I played what subjectively felt like 30 to 40 minutes of Getting Over It. It had me laughing out loud for about the first 15 to 20 minutes. Then I browsed the Steam discussions, played some more, and watched Bennett Foddy play the game on Kotaku’s channel.
I don’t know whether Bennett has said what the game’s truly about (they mention something at the beginning of the video, but I’m not too much in a hurry to take that at face value), and I haven’t seen it to completion, but you might as well call it a game against streamers/tubers, or making fun of them, and it would ring as much or even more true than a game made for them.
It’s also a game made on a commission using stock assets that happens to have sold a crapton, dominated, albeit fleetingly?, the Steam sales chart and that has spawned a horde of ‘git gudders’ that will even defend its controls.
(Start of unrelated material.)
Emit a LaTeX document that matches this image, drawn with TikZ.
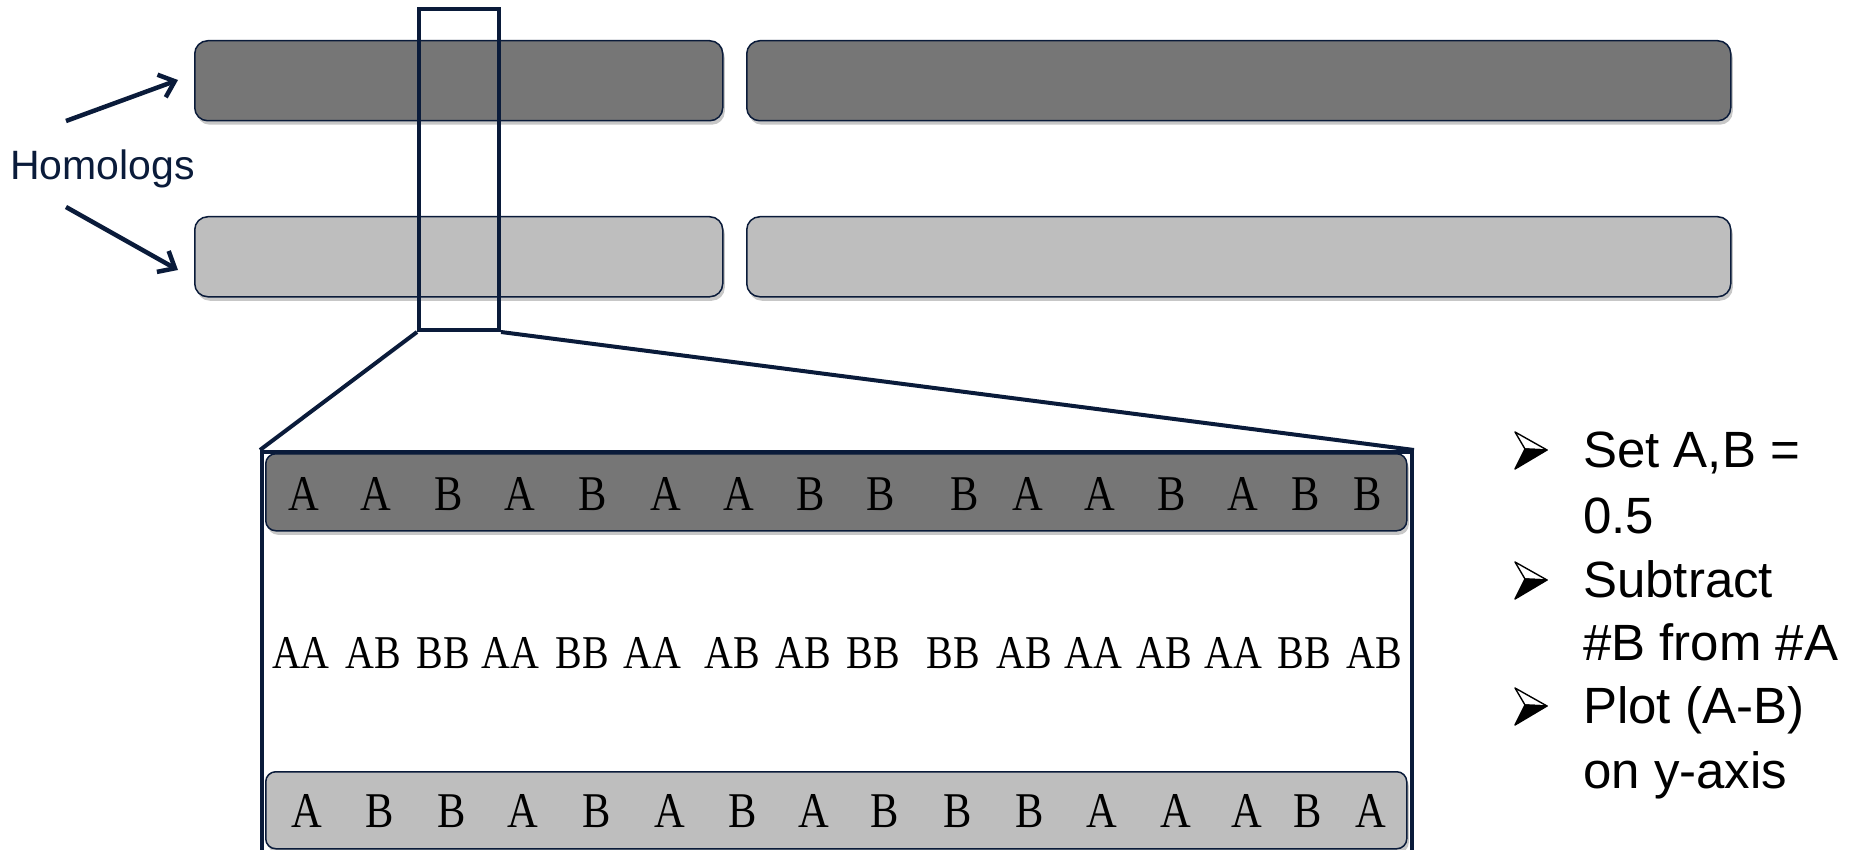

As something that refuses to occupy that range of the seriousness band where most people agree the game is what it says on the tin, it’s inhabiting Poe’s law territory.
To me, the game was some bittersweet fun as it commented my progress (failures) through its sad, old songs (I assume all of them royalty free) and dispensed motivational bits that made me wonder how full of shit the people who wrote them felt.
Were they all lucksters who had it good? were they so full of their own emotional soup that they were fully serious about their own words? not impossible.
Those motivationals mostly sounded hollow or incredibly detached from reality as I was experiencing it.
All I can say is that this looks better to me than The Stanley Parable, although by introducing a skill element, it captures a kind of elitist audience that would otherwise call it a pretentious walking sim. The joke’s on them?